## To do
Print word for word the first line of the listing below and every line after it, through the line with "(h1b) at (543,65)". Leave out the pictures and the rest.
--- START Data ---
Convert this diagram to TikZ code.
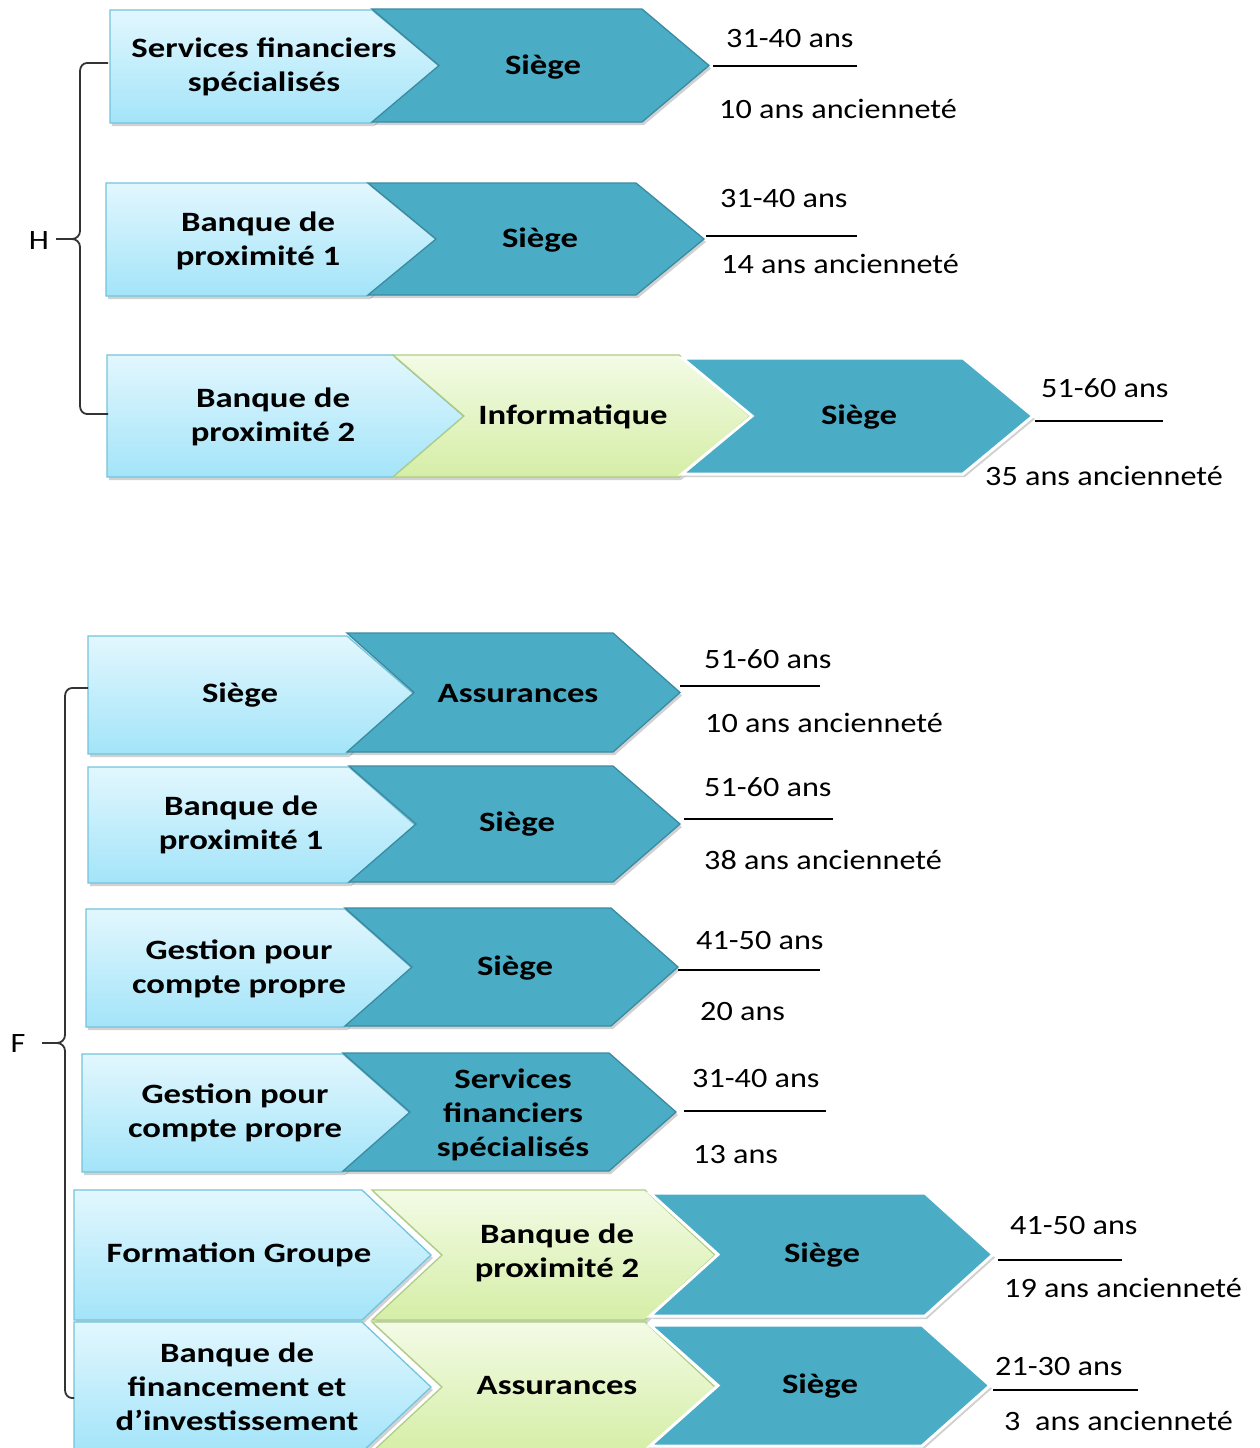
\documentclass[tikz,border=0pt]{standalone}
\usepackage{fontspec}
\setmainfont{Carlito}
\newfontfamily\boxfont[FakeStretch=1.24]{Carlito}
\newfontfamily\lblfont[FakeStretch=1.15]{Carlito}
\usetikzlibrary{shadows}

\definecolor{lightTop}{HTML}{E2F7FE}
\definecolor{lightBot}{HTML}{A3E4F9}
\definecolor{lightEdge}{HTML}{74C4DC}
\definecolor{darkFill}{HTML}{4BACC6}
\definecolor{darkEdge}{HTML}{3A8BA1}
\definecolor{greenTop}{HTML}{F3FBE6}
\definecolor{greenBot}{HTML}{D5EEA6}
\definecolor{greenEdge}{HTML}{B0CD86}
\definecolor{braceCol}{HTML}{333333}

% pentagon (flat left end): style, x0, x1, ytop, ybottom, point depth
\newcommand\pentshape[6]{%
  \path[#1] (#2,#4) -- (#3,#4) -- ({#3+#6},{(#4+#5)/2}) -- (#3,#5) -- (#2,#5) -- cycle;}
% chevron (notched left end): style, x0, x1, ytop, ybottom, point depth
\newcommand\chevshape[6]{%
  \path[#1] (#2,#4) -- (#3,#4) -- ({#3+#6},{(#4+#5)/2}) -- (#3,#5) -- (#2,#5) -- ({#2+#6},{(#4+#5)/2}) -- cycle;}

\begin{document}
\begin{tikzpicture}[x=1pt,y=-1pt,
  softshadow/.style={drop shadow={shadow xshift=2pt,shadow yshift=-3pt,opacity=0.18,fill=black}},
  lightbox/.style={softshadow,top color=lightTop,bottom color=lightBot,draw=lightEdge,line width=1.3pt},
  darkbox/.style={softshadow,fill=darkFill,draw=darkEdge,line width=1.3pt},
  darkglow/.style={softshadow,fill=darkFill,draw=white,line width=3pt},
  greenbox/.style={softshadow,top color=greenTop,bottom color=greenBot,draw=greenEdge,line width=1.3pt},
  boxtext/.style={font=\boxfont\bfseries\fontsize{28}{34}\selectfont,align=center,text=black,inner sep=0pt,yshift=-2pt},
  lbl/.style={font=\lblfont\fontsize{28}{34}\selectfont,text=black,inner sep=0pt,anchor=west,text height=18pt,text depth=0pt},
  rule/.style={draw=black,line width=1.6pt},
  brace/.style={draw=braceCol,line width=1.8pt,line join=round}]

\useasboundingbox (0,0) rectangle (1259,1448);
\fill[white] (0,0) rectangle (1259,1448);

% ---------------- Group H ----------------
\pentshape{lightbox}{110}{372}{10}{123}{68}
\chevshape{darkbox}{372}{642}{9}{122}{67}
\node[boxtext] (h1a) at (264,65) {Services financiers\\spécialisés};
\node[boxtext] (h1b) at (543,65) {Siège};

\pentshape{lightbox}{106}{368}{183}{296}{69}
\chevshape{darkbox}{368}{636}{183}{295}{68}
\node[boxtext] (h2a) at (258,239) {Banque de\\proximité 1};
\node[boxtext] (h2b) at (540,238) {Siège};

\pentshape{lightbox}{107}{393}{355}{477}{71}
\chevshape{greenbox}{393}{679}{355}{477}{71}
\chevshape{darkglow}{682}{963}{358}{474}{70}
\node[boxtext] (h3a) at (273,415) {Banque de\\proximité 2};
\node[boxtext] (h3b) at (573,415) {Informatique};
\node[boxtext] (h3c) at (859,415) {Siège};

% age / seniority labels
\node[lbl] (h1age) at (726,38) {31-40 ans};
\coordinate (h1l) at (713,66); \coordinate (h1r) at (857,66);
\draw[rule] (h1l) -- (h1r);
\node[lbl] (h1sen) at (719,109) {10 ans ancienneté};

\node[lbl] (h2age) at (720,198) {31-40 ans};
\coordinate (h2l) at (706,236); \coordinate (h2r) at (857,236);
\draw[rule] (h2l) -- (h2r);
\node[lbl] (h2sen) at (721,264) {14 ans ancienneté};

\node[lbl] (h3age) at (1041,388) {51-60 ans};
\coordinate (h3l) at (1035,421); \coordinate (h3r) at (1163,421);
\draw[rule] (h3l) -- (h3r);
\node[lbl] (h3sen) at (985,476) {35 ans ancienneté};

% brace for H
\coordinate (hTop) at (108,63);
\coordinate (hMid) at (56,239);
\coordinate (hBot) at (108,414);
\draw[brace] (hTop) -- (87,63) to[out=180,in=90] (80,71) -- (80,231)
  to[out=-90,in=0] (72,239) -- (hMid);
\draw[brace] (hMid) -- (72,239) to[out=0,in=90] (80,247) -- (80,406)
  to[out=-90,in=180] (87,414) -- (hBot);
\node[lbl,anchor=center] (hLetter) at (39,240) {H};

% ---------------- Group F ----------------
\pentshape{lightbox}{88}{347}{636}{754}{68}
\chevshape{darkbox}{347}{613}{633}{752}{67}
\node[boxtext] (f1a) at (240,693) {Siège};
\node[boxtext] (f1b) at (518,692) {Assurances};

\pentshape{lightbox}{88}{349}{767}{883}{66}
\chevshape{darkbox}{349}{613}{766}{882}{67}
\node[boxtext] (f2a) at (241,823) {Banque de\\proximité 1};
\node[boxtext] (f2b) at (517,822) {Siège};

\pentshape{lightbox}{86}{345}{909}{1027}{67}
\chevshape{darkbox}{345}{611}{908}{1026}{67}
\node[boxtext] (f3a) at (239,967) {Gestion pour\\compte propre};
\node[boxtext] (f3b) at (515,966) {Siège};

\pentshape{lightbox}{82}{343}{1054}{1172}{67}
\chevshape{darkbox}{343}{609}{1053}{1171}{67}
\node[boxtext] (f4a) at (235,1111) {Gestion pour\\compte propre};
\node[boxtext] (f4b) at (513,1113) {Services\\financiers\\spécialisés};

\pentshape{lightbox}{74}{362}{1190}{1320}{69}
\chevshape{greenbox}{372}{645}{1190}{1320}{70}
\chevshape{darkglow}{650}{925}{1193}{1316}{68}
\node[boxtext] (f5a) at (239,1253) {Formation Groupe};
\node[boxtext] (f5b) at (557,1251) {Banque de\\proximité 2};
\node[boxtext] (f5c) at (822,1253) {Siège};

\pentshape{lightbox}{74}{362}{1322}{1452}{69}
\chevshape{greenbox}{372}{645}{1322}{1452}{70}
\chevshape{darkglow}{650}{922}{1325}{1446}{68}
\node[boxtext] (f6a) at (237,1385) {Banque de\\financement et\\d’investissement};
\node[boxtext] (f6b) at (557,1384) {Assurances};
\node[boxtext] (f6c) at (820,1384) {Siège};

% age / seniority labels
\node[lbl] (f1age) at (704,659) {51-60 ans};
\coordinate (f1l) at (680,686); \coordinate (f1r) at (820,686);
\draw[rule] (f1l) -- (f1r);
\node[lbl] (f1sen) at (705,723) {10 ans ancienneté};

\node[lbl] (f2age) at (704,787) {51-60 ans};
\coordinate (f2l) at (684,819); \coordinate (f2r) at (833,819);
\draw[rule] (f2l) -- (f2r);
\node[lbl] (f2sen) at (704,860) {38 ans ancienneté};

\node[lbl] (f3age) at (696,940) {41-50 ans};
\coordinate (f3l) at (678,970); \coordinate (f3r) at (820,970);
\draw[rule] (f3l) -- (f3r);
\node[lbl] (f3sen) at (700,1011) {20 ans};

\node[lbl] (f4age) at (692,1078) {31-40 ans};
\coordinate (f4l) at (684,1111); \coordinate (f4r) at (826,1111);
\draw[rule] (f4l) -- (f4r);
\node[lbl] (f4sen) at (693,1154) {13 ans};

\node[lbl] (f5age) at (1010,1225) {41-50 ans};
\coordinate (f5l) at (998,1260); \coordinate (f5r) at (1122,1260);
\draw[rule] (f5l) -- (f5r);
\node[lbl] (f5sen) at (1004,1288) {19 ans ancienneté};

\node[lbl] (f6age) at (995,1366) {21-30 ans};
\coordinate (f6l) at (993,1390); \coordinate (f6r) at (1138,1390);
\draw[rule] (f6l) -- (f6r);
\node[lbl] (f6sen) at (1004,1421) {3~ ans ancienneté};

% brace for F
\coordinate (fTop) at (88,688);
\coordinate (fMid) at (42,1043);
\coordinate (fBot) at (74,1398);
\draw[brace] (fTop) -- (72,688) to[out=180,in=90] (65,696) -- (65,1035)
  to[out=-90,in=0] (57,1043) -- (fMid);
\draw[brace] (fMid) -- (57,1043) to[out=0,in=90] (65,1051) -- (65,1390)
  to[out=-90,in=180] (72,1398) -- (fBot);
\node[lbl,anchor=center] (fLetter) at (18,1043) {F};

\end{tikzpicture}
\end{document}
--- END Data ---
## Task result
Convert this diagram to TikZ code.
\documentclass[tikz,border=0pt]{standalone}
\usepackage{fontspec}
\setmainfont{Carlito}
\newfontfamily\boxfont[FakeStretch=1.24]{Carlito}
\newfontfamily\lblfont[FakeStretch=1.15]{Carlito}
\usetikzlibrary{shadows}

\definecolor{lightTop}{HTML}{E2F7FE}
\definecolor{lightBot}{HTML}{A3E4F9}
\definecolor{lightEdge}{HTML}{74C4DC}
\definecolor{darkFill}{HTML}{4BACC6}
\definecolor{darkEdge}{HTML}{3A8BA1}
\definecolor{greenTop}{HTML}{F3FBE6}
\definecolor{greenBot}{HTML}{D5EEA6}
\definecolor{greenEdge}{HTML}{B0CD86}
\definecolor{braceCol}{HTML}{333333}

% pentagon (flat left end): style, x0, x1, ytop, ybottom, point depth
\newcommand\pentshape[6]{%
  \path[#1] (#2,#4) -- (#3,#4) -- ({#3+#6},{(#4+#5)/2}) -- (#3,#5) -- (#2,#5) -- cycle;}
% chevron (notched left end): style, x0, x1, ytop, ybottom, point depth
\newcommand\chevshape[6]{%
  \path[#1] (#2,#4) -- (#3,#4) -- ({#3+#6},{(#4+#5)/2}) -- (#3,#5) -- (#2,#5) -- ({#2+#6},{(#4+#5)/2}) -- cycle;}

\begin{document}
\begin{tikzpicture}[x=1pt,y=-1pt,
  softshadow/.style={drop shadow={shadow xshift=2pt,shadow yshift=-3pt,opacity=0.18,fill=black}},
  lightbox/.style={softshadow,top color=lightTop,bottom color=lightBot,draw=lightEdge,line width=1.3pt},
  darkbox/.style={softshadow,fill=darkFill,draw=darkEdge,line width=1.3pt},
  darkglow/.style={softshadow,fill=darkFill,draw=white,line width=3pt},
  greenbox/.style={softshadow,top color=greenTop,bottom color=greenBot,draw=greenEdge,line width=1.3pt},
  boxtext/.style={font=\boxfont\bfseries\fontsize{28}{34}\selectfont,align=center,text=black,inner sep=0pt,yshift=-2pt},
  lbl/.style={font=\lblfont\fontsize{28}{34}\selectfont,text=black,inner sep=0pt,anchor=west,text height=18pt,text depth=0pt},
  rule/.style={draw=black,line width=1.6pt},
  brace/.style={draw=braceCol,line width=1.8pt,line join=round}]

\useasboundingbox (0,0) rectangle (1259,1448);
\fill[white] (0,0) rectangle (1259,1448);

% ---------------- Group H ----------------
\pentshape{lightbox}{110}{372}{10}{123}{68}
\chevshape{darkbox}{372}{642}{9}{122}{67}
\node[boxtext] (h1a) at (264,65) {Services financiers\\spécialisés};
\node[boxtext] (h1b) at (543,65) {Siège};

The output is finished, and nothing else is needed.